Question
→ How would you improve this code
- The Error Handling sucks
- Bad Usage of Net::HTTP
- Bad Usage of Classes and Hierachy
- etc
Thanks in advance.
require ‘rubygems’
require ‘hpricot’
require ‘net/http’
class ProxyList < Net::HTTP
URL = 'www.samair.ru'
FILE = File.dirname(__FILE__) + '/proxylist.dat'
IPADDR_AT = 4
@port_values = {}
@proxylist = []
def self.random_useragent
USER_AGENT[rand(USER_AGENT.size - 1)]
end
def self.strip_html(str)
str.gsub(/</?[^>]*>/, ‘’)
end
def self.retreive_proxylist(n = 10)
begin
puts “Retreiving proxylist from server: #{URL}”
http = self.new(URL, self.default_port)
begin
@port_values.clear if @port_values.length > 0
file = File.new(FILE, ‘w’)
1.upto(n) do |i|
page = “/proxy/proxy-%02d.htm” % i
puts “Retreiving #{URL}#{page} from #{URL}”
response = http.get2(page)
document = Hpricot(response.body)
# Hidden Keys?
script =
document.search(‘//head/script[@type=“text/javascript”]’)
script.each do |element|
str = element.inner_html
# /([_a-zA-Z][_a-zA-Z])(?:\s=\s*([^$]+))?;/
str.gsub(/([^;]+)/) {
|match|
var, val = *(match.split(/=/)[0, 2])
@port_values[var.to_sym] = val
}
end
# Proxies
td = document.search(‘//table.tablelist/tr/td’)

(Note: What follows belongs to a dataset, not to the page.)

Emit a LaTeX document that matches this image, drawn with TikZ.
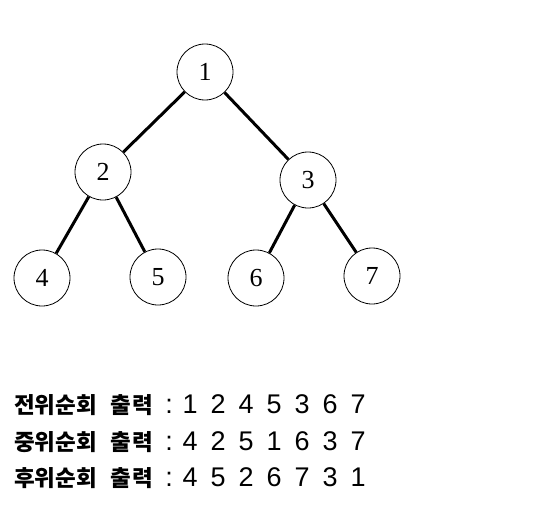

td.each_with_index do |element, index|
# Hijos de la riviera maya
if index % IPADDR_AT == 0 then
# wtf!!!
s = element.inner_html
ip, port = *(s.split(/<script/, 2)[0, 2])
next if port == nil
port = port.scan(/(?:\+[a-z])+/).to_s
port.gsub!('+', '')
ip_port = ""
port.each_byte {
|c|
begin
ip_port << @port_values[c.chr.to_sym]
rescue TypeError => e
# do nothing
end
}
@proxylist << "#{ip}:#{ip_port}"
end
end
end
@proxylist.each do |proxy|
file.write(proxy + "\r\n")
end
rescue Exception => e
puts "[file=#{e.inspect}]"
ensure
file.close
end
rescue Exception => e
puts “[http=#{e.inspect}]”
end
end
end